Simon Reynolds on end of the year lists. Specific ones, including his, but the general remarks grab you as well:
This year they've seemed more disparate than ever too, often barely overlapping. That's certainly the case with individual bloggers, but even the print periodical and webzine End of Year surveys, which through their expanded electorates and Big Other-shadowed institutional responsibility to "The Truth" usually point towards something approaching consensus... even they have seemed quite far apart from each other.
This jibes with recent social theory that we are becoming a lonely crowd again, not like the 1950s American population of bland, other-directed joiners but one based on everyone having specialized interests: you are the only Star Trek fan in a room full of Seinfeld fans, or vice versa. You just can't connect with these people. That room full of fans could even be your own kin. The internet is blamed but other factors contribute: globalization, shift work and part time work, serial monogamy, etc.
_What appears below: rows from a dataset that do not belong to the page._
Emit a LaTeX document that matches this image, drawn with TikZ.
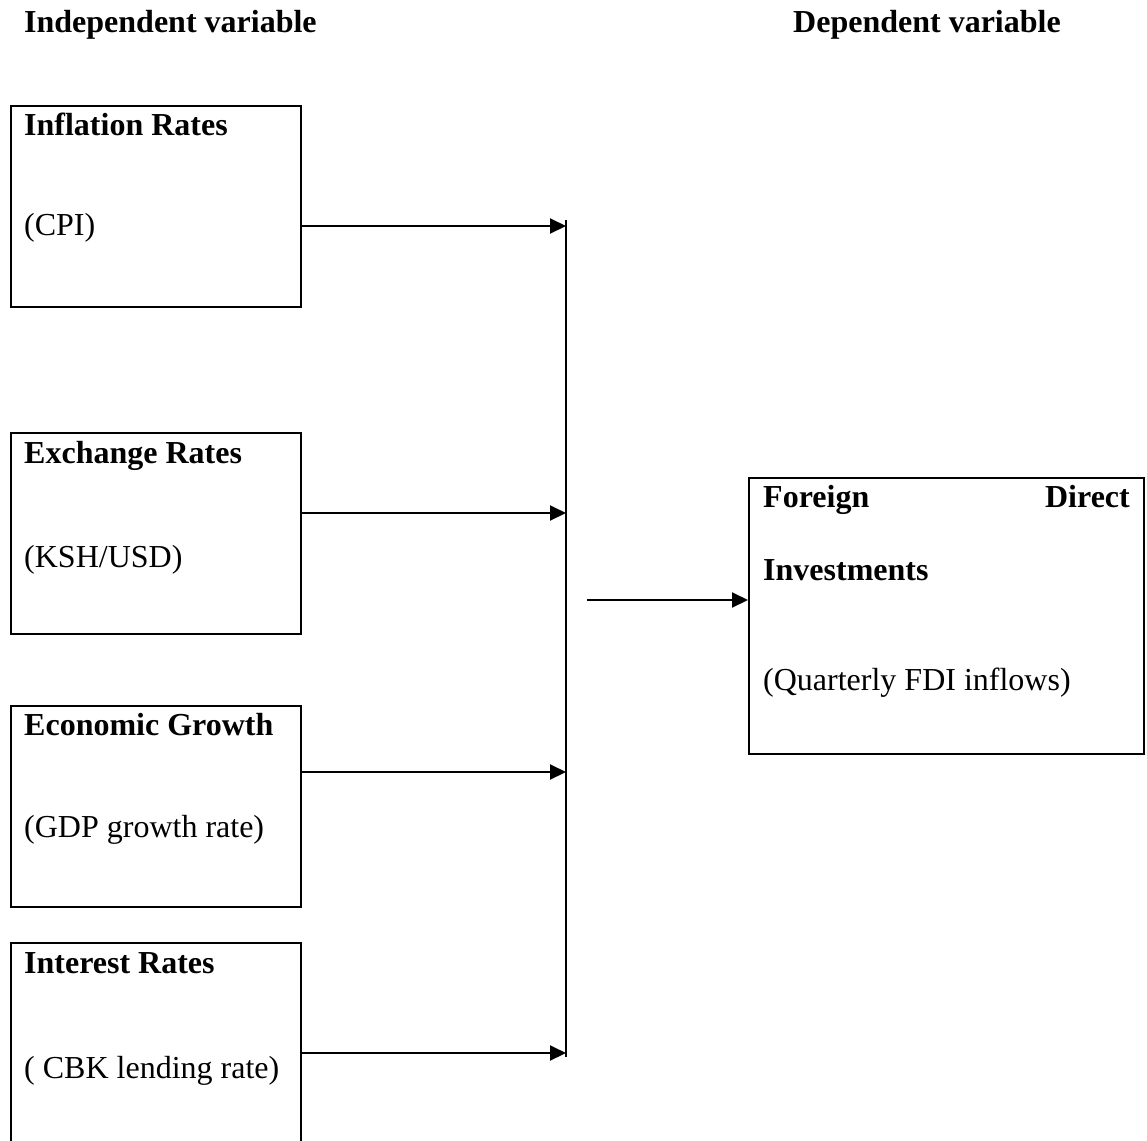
\documentclass[tikz,border=0pt]{standalone}
\usepackage{fontspec}
\setmainfont{Liberation Serif}
\usetikzlibrary{arrows.meta}
\begin{document}
\begin{tikzpicture}[x=1pt,y=-1pt,
  box/.style={draw,line width=2pt,rectangle,inner sep=0pt,anchor=north west},
  lbl/.style={anchor=base west,inner sep=0pt,font=\fontsize{32}{38}\selectfont},
  hd/.style={anchor=base west,inner sep=0pt,font=\fontsize{32}{38}\selectfont\bfseries},
  link/.style={line width=2pt,-{Triangle[length=16pt,width=15pt]}},
]
\clip (0,0) rectangle (1147,1140);
\fill[white] (0,0) rectangle (1147,1140);
% headers
\node[hd] (hind) at (24,33) {Independent variable};
\node[hd] (hdep) at (793,33) {Dependent variable};
% independent boxes
\node[box,minimum width=290pt,minimum height=201pt] (b1) at (10,105) {};
\node[box,minimum width=290pt,minimum height=201pt] (b2) at (10,432) {};
\node[box,minimum width=290pt,minimum height=201pt] (b3) at (10,705) {};
\node[box,minimum width=290pt,minimum height=201pt] (b4) at (10,942) {};
\node[hd] (t1) at (24,135) {Inflation Rates};
\node[lbl] (s1) at (24,235) {(CPI)};
\node[hd] (t2) at (24,463) {Exchange Rates};
\node[lbl] (s2) at (24,567) {(KSH/USD)};
\node[hd] (t3) at (24,735) {Economic Growth};
\node[lbl] (s3) at (24,837) {(GDP growth rate)};
\node[hd] (t4) at (24,973) {Interest Rates};
\node[lbl] (s4) at (24,1078) {( CBK lending rate)};
% dependent box
\node[box,minimum width=395pt,minimum height=276pt] (fdi) at (748,477) {};
\node[hd] (f1) at (763,507) {Foreign};
\node[hd,anchor=base east] (f2) at (1130,507) {Direct};
\node[hd] (f3) at (763,580) {Investments};
\node[lbl] (f4) at (763,690) {(Quarterly FDI inflows)};
% bus
\coordinate (bt) at (566,220);
\coordinate (bb) at (566,1057);
\coordinate (j1) at (566,226);
\coordinate (j2) at (566,513);
\coordinate (j3) at (566,772);
\coordinate (j4) at (566,1053);
\draw[line width=1.3pt] (bt) -- (bb);
\draw[link] (b1.east |- j1) -- (j1);
\draw[link] (b2.east |- j2) -- (j2);
\draw[link] (b3.east |- j3) -- (j3);
\draw[link] (b4.east |- j4) -- (j4);
\coordinate (m) at (587,600);
\draw[link] (m) -- (fdi.west |- m);
\end{tikzpicture}
\end{document}
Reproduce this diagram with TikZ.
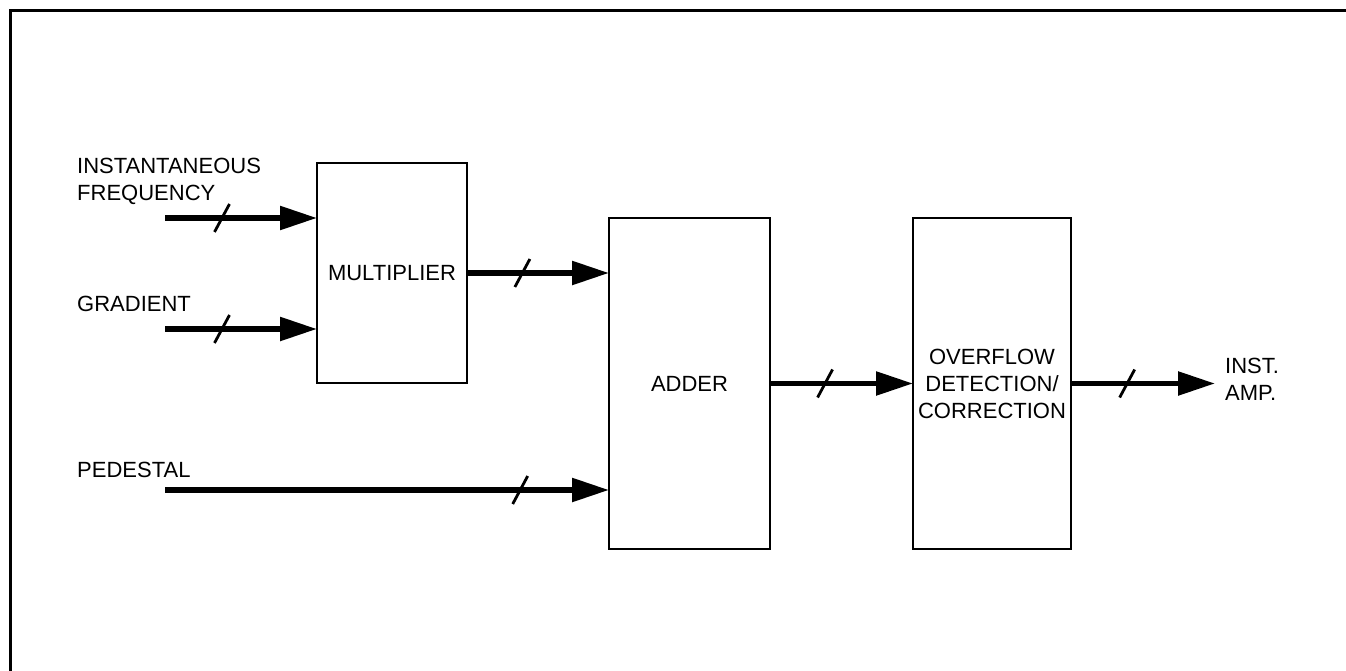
\documentclass[tikz,border=0pt]{standalone}
\usepackage{fontspec}
\setmainfont{Liberation Sans}
\usetikzlibrary{arrows.meta}
\begin{document}
\begin{tikzpicture}[x=1pt,y=-1pt,
  every node/.style={font=\fontsize{22}{27}\selectfont},
  blockbox/.style={draw, line width=2.8pt, outer sep=0pt, inner sep=0pt, align=center},
  lbl/.style={inner sep=0pt, align=left},
  sig/.style={line width=5.5pt, -{Triangle[length=37pt,width=23pt]}},
  slashpic/.pic={\draw[line width=2.8pt, -] (-7.5pt,-14pt) -- (7.5pt,14pt);}
]
\useasboundingbox (0,0) rectangle (1346,671);
% frame
\draw[line width=3pt] (10,671) -- (10,11) -- (1346,11);

% blocks
\node[blockbox, minimum width=150pt, minimum height=220pt] (mult) at (392,273) {MULTIPLIER};
\node[blockbox, minimum width=161pt, minimum height=331pt] (adder) at (689.5,383.5) {ADDER};
\node[blockbox, minimum width=158pt, minimum height=331pt] (ovf) at (992,383.5) {OVERFLOW\\DETECTION/\\CORRECTION};

% labels
\node[lbl, anchor=north west] (lfreq) at (77,158) {INSTANTANEOUS\\FREQUENCY};
\node[lbl, anchor=north west] (lgrad) at (77,296) {GRADIENT};
\node[lbl, anchor=north west] (lped) at (77,462) {PEDESTAL};
\node[lbl, anchor=north west] (lout) at (1225,358) {INST.\\AMP.};

% connector start/end points
\coordinate (infreq) at (165,218);
\coordinate (ingrad) at (165,329);
\coordinate (inped) at (165,490);
\coordinate (outamp) at (1215,383.5);

\draw[sig] (infreq) -- pic[pos=0.375]{slashpic} (infreq -| mult.west);
\draw[sig] (ingrad) -- pic[pos=0.375]{slashpic} (ingrad -| mult.west);
\draw[sig] (mult.east) -- pic[pos=0.39]{slashpic} (mult.east -| adder.west);
\draw[sig] (inped) -- pic[pos=0.80]{slashpic} (inped -| adder.west);
\draw[sig] (adder.east) -- pic[pos=0.385]{slashpic} (ovf.west);
\draw[sig] (ovf.east) -- pic[pos=0.39]{slashpic} (outamp);
\end{tikzpicture}
\end{document}
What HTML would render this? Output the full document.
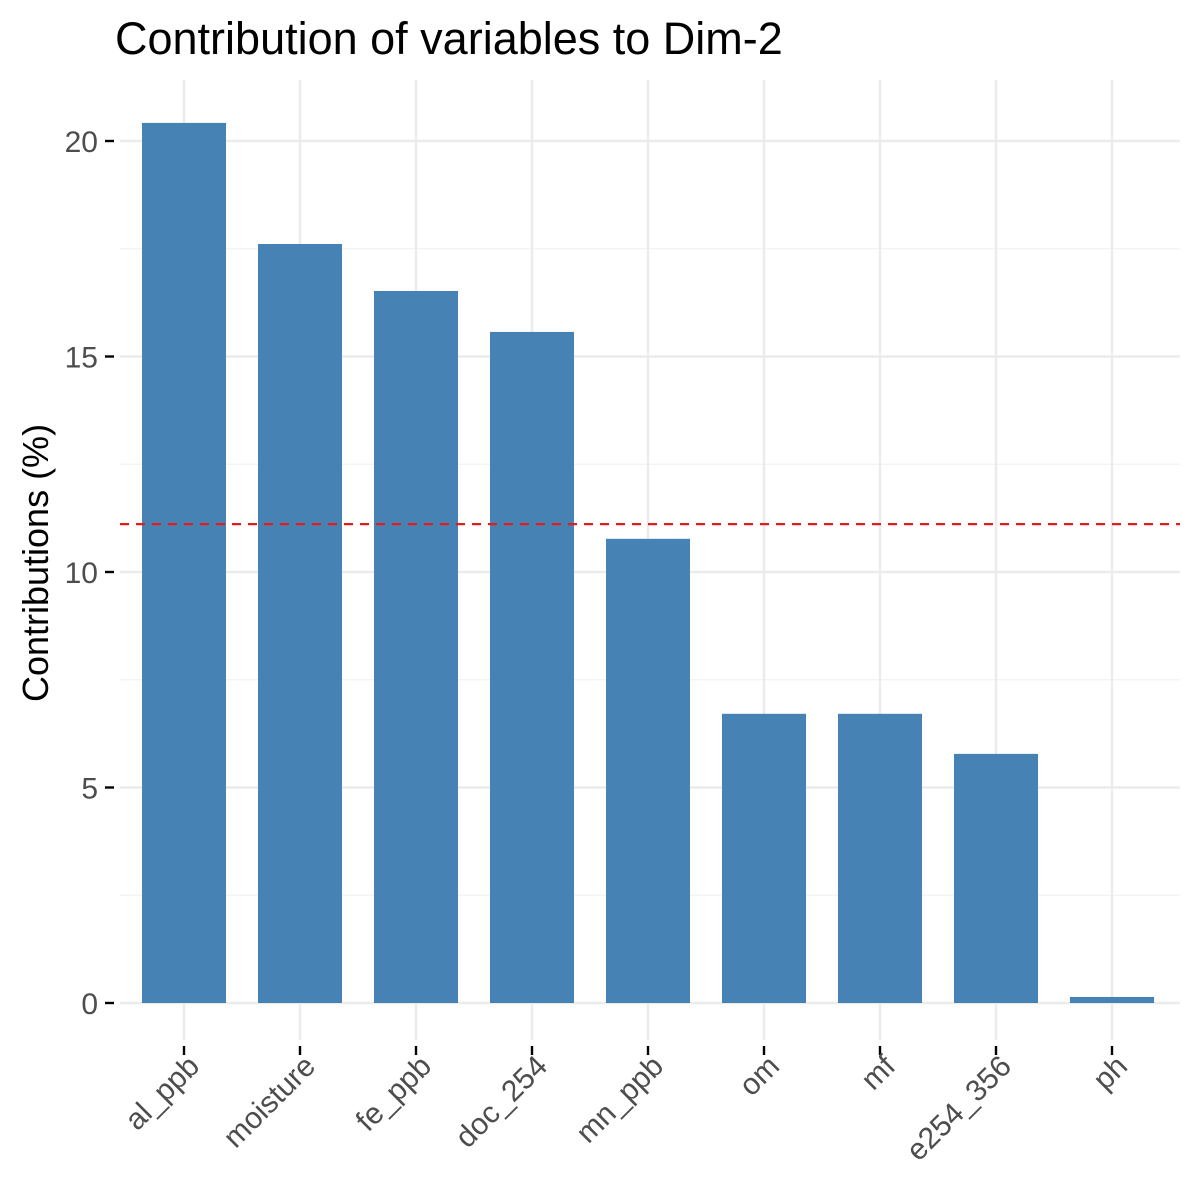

This may also explain the rising appeal of fundamentalist religions to some: letting an authoritarian a-hole group leader do your thinking for you trumps that dreadful feeling of rootless disconnection (in the case of the Heaven's Gate cult, he might even let you watch Star Trek).
One sentence of Reynolds', concerning Chuck Eddy's end of the year list, should inspire an Atrios-like "simple answer to a simple question":
Is it really possibly to love 150 albums that came out in a single year?